In this article we’ll build a diagram using Use Case symbology but the same technique is applicable for Integration Modeling as shown in the above diagram.
We recommend maintaining a light touch on the Scoping Diagram, especially when using Use Case symbology, preferably identifying the use cases by name and limiting the amount of elaboration to a brief description only.
Instead of elaborating Use Cases textually in a document we recommend instead leaving them at graphical level (the Scoping Diagram). We then create a set of User Stories (with customers and users) that trace to the Scoping Use Cases or Integration Scenarios, this ensures that User Stories relate to the system scope and provides teams with smaller requirements chunks to develop (supporting continuous flow or agile/iterative workflows).
Paths through a system that cover a diverse set of stories (even across Scoping Use Cases) are better described using Integration Scenarios than Use Cases.

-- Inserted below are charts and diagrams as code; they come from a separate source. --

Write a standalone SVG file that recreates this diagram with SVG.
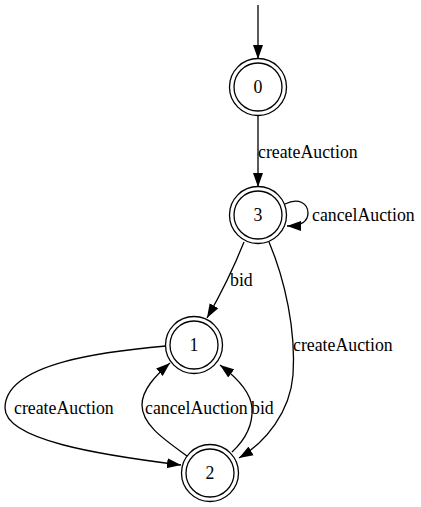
<svg xmlns="http://www.w3.org/2000/svg" width="421" height="507" viewBox="0 0 421 507">
<style>
text{font-family:"Liberation Serif","Times New Roman",serif;font-size:17.8px;fill:#000}
.n text{text-anchor:middle}
.n circle{fill:none;stroke:#000;stroke-width:1.3}
.e path{fill:none;stroke:#000;stroke-width:1.3}
</style>
<defs>
<marker id="ah" markerUnits="userSpaceOnUse" markerWidth="15" markerHeight="11" viewBox="0 0 15 11" refX="14" refY="5.5" orient="auto">
<path d="M0,0.5 L14,5.5 L0,10.5 Z" fill="#000"/>
</marker>
</defs>
<rect width="421" height="507" fill="#fff"/>
<g id="edges" class="e">
<path d="M258,5 L258,59" marker-end="url(#ah)"/>
<path d="M258,115 L258,187" marker-end="url(#ah)"/>
<path d="M285,204 C299,197 308,204 308,213 C308,222 301,226 287,226" marker-end="url(#ah)"/>
<path d="M244,242 C236,262 222,292 207,318" marker-end="url(#ah)"/>
<path d="M269,242 C285,280 296,330 293,375 C290,412 266,442 239,458" marker-end="url(#ah)"/>
<path d="M166,346 C110,351 5,362 5,408 C5,440 100,455 181,465" marker-end="url(#ah)"/>
<path d="M187,456 C165,440 142,425 142,405 C142,390 155,376 170,363" marker-end="url(#ah)"/>
<path d="M232,452 C245,440 253,425 252,408 C251,392 236,377 220,365" marker-end="url(#ah)"/>
<text x="258" y="158">createAuction</text>
<text x="312" y="221">cancelAuction</text>
<text x="230" y="286">bid</text>
<text x="293" y="351">createAuction</text>
<text x="14" y="414">createAuction</text>
<text x="145" y="414">cancelAuction</text>
<text x="251" y="414">bid</text>
</g>
<g id="node0" class="n"><circle cx="258" cy="87" r="24"/><circle cx="258" cy="87" r="28.5"/><text x="258" y="93">0</text></g>
<g id="node3" class="n"><circle cx="258" cy="215" r="24"/><circle cx="258" cy="215" r="28.5"/><text x="258" y="221">3</text></g>
<g id="node1" class="n"><circle cx="194" cy="345" r="24"/><circle cx="194" cy="345" r="28.5"/><text x="194" y="351">1</text></g>
<g id="node2" class="n"><circle cx="210" cy="473" r="24"/><circle cx="210" cy="473" r="28.5"/><text x="210" y="479">2</text></g>
</svg>
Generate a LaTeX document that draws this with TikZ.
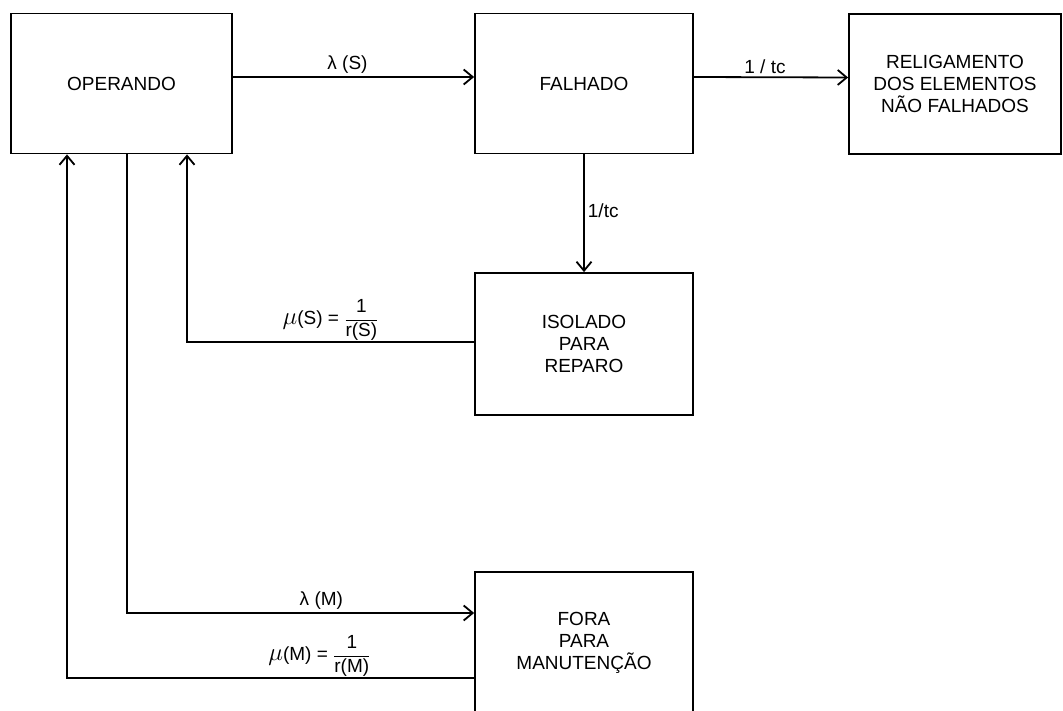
\documentclass[tikz,border=0pt]{standalone}
\usepackage{fontspec}
\setmainfont{Liberation Sans}
\usetikzlibrary{arrows.meta}
\newcommand{\taxa}[2]{{\fontsize{24}{24}\selectfont$\mu$}(#1) = $\displaystyle\frac{\hbox{1}}{\hbox{#2}}$}

\begin{document}
\begin{tikzpicture}[x=1pt,y=-1pt,
  caixa/.style={draw, line width=1.8pt, minimum width=218pt, minimum height=140pt,
    align=center, font=\fontsize{19}{22}\selectfont},
  seta/.style={line width=1.8pt, -{Straight Barb[length=9pt,width=15pt,line width=1.8pt]}},
  rot/.style={font=\fontsize{19}{22}\selectfont, inner sep=3pt}]
  \useasboundingbox (0,0) rectangle (1063,711);
  % estados
  \node[caixa, minimum width=221pt] (op) at (121.5,83.5) {OPERANDO};
  \node[caixa] (fa) at (584,83.5) {FALHADO};
  \node[caixa, minimum width=212pt] (re) at (955,84) {RELIGAMENTO\\DOS ELEMENTOS\\NÃO FALHADOS};
  \node[caixa, minimum height=142pt] (is) at (584,344) {ISOLADO\\PARA\\REPARO};
  \node[caixa, minimum height=142pt] (fo) at (584,643) {FORA\\PARA\\MANUTENÇÃO};
  % falha
  \draw[seta] ([yshift=6.5pt]op.east) -- ([yshift=6.5pt]fa.west)
    node[rot, midway, above, xshift=-6pt] {λ (S)};
  \draw[seta] ([yshift=6.5pt]fa.east) -- ([yshift=6.5pt]re.west)
    node[rot, midway, above, xshift=-6pt] {1 / tc};
  \draw[seta] (fa.south) -- (is.north)
    node[rot, midway, right, yshift=3pt] {1/tc};
  % reparo
  \draw[seta] ([yshift=2pt]is.west) -| ([xshift=65.5pt]op.south)
    node[rot, pos=0.25, above, inner sep=1pt] {\taxa{S}{r(S)}};
  % manutencao
  \draw[seta] ([xshift=5.5pt]op.south) |- ([yshift=30pt]fo.west)
    node[rot, pos=0.78, above] {λ (M)};
  \draw[seta] ([yshift=-35pt]fo.west) -| ([xshift=-54.5pt]op.south)
    node[rot, pos=0.19, above, inner sep=1pt] {\taxa{M}{r(M)}};
\end{tikzpicture}
\end{document}
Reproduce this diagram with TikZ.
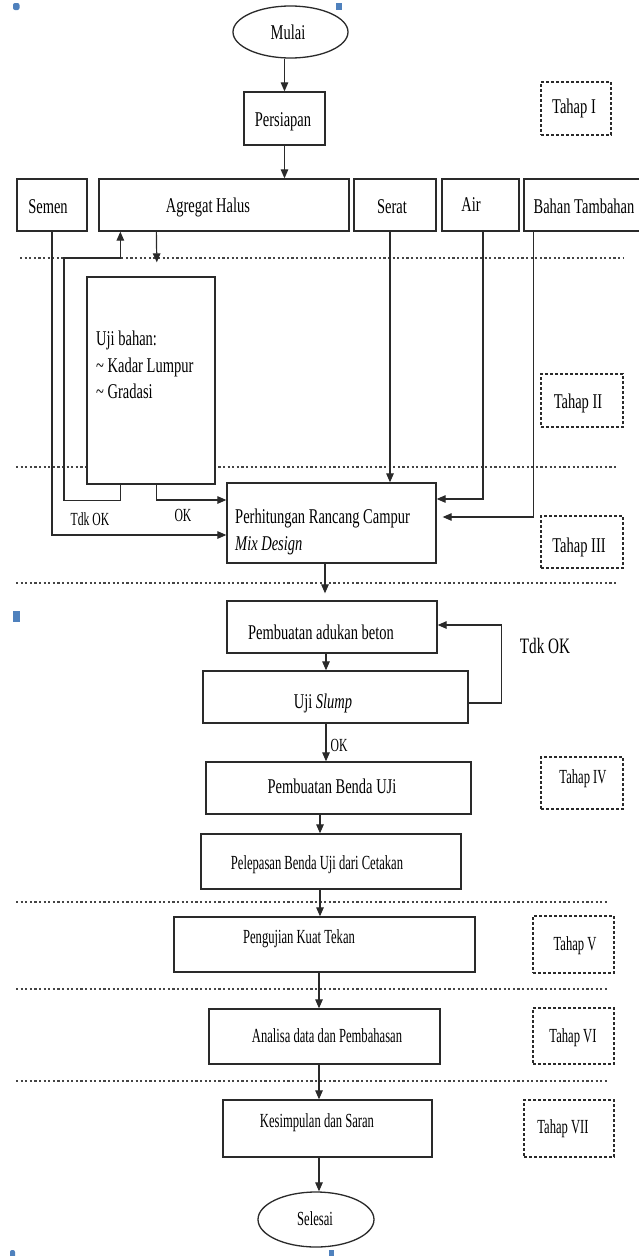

Developing a Scoping Use Case Model
Scoping Diagrams that use a simplified version of traditional Use Case Modeling focus on identification of top-level use cases (as Integration Scenarios, collections of stories or epics) and user/system/actor interactions. An “actor” is defined as an external stakeholder that the system interacts with, and used to represent types of users and integrating systems.
- Start by drawing a big box (on a whiteboard/table or a drawing tool) to represent the system.
- Identify types of users (or systems) that will require some interaction with the system (place these on the left of the system boundary by convention)
- Identify other systems that the system will interact with (place these on the right by convention)
We recommend color coding human actors vs. system actors if using UML.
- Then identify what top level scoping requirements each interacting user/system needs (by asking: “what does this actor need?”)
- These Use Cases are typically drawn as ovals and given a simple name that represents the requirement in the form of a verb-noun pair such as “Manage Invoices” or “Run Sales Analytics” although we do not recommend slavishly following this convention, clarity is more important than standardization
- We then draw lines from actors to Use Cases/Integration Scenarios that indicate who starts the communication, and what systems the requirement needs to interact with.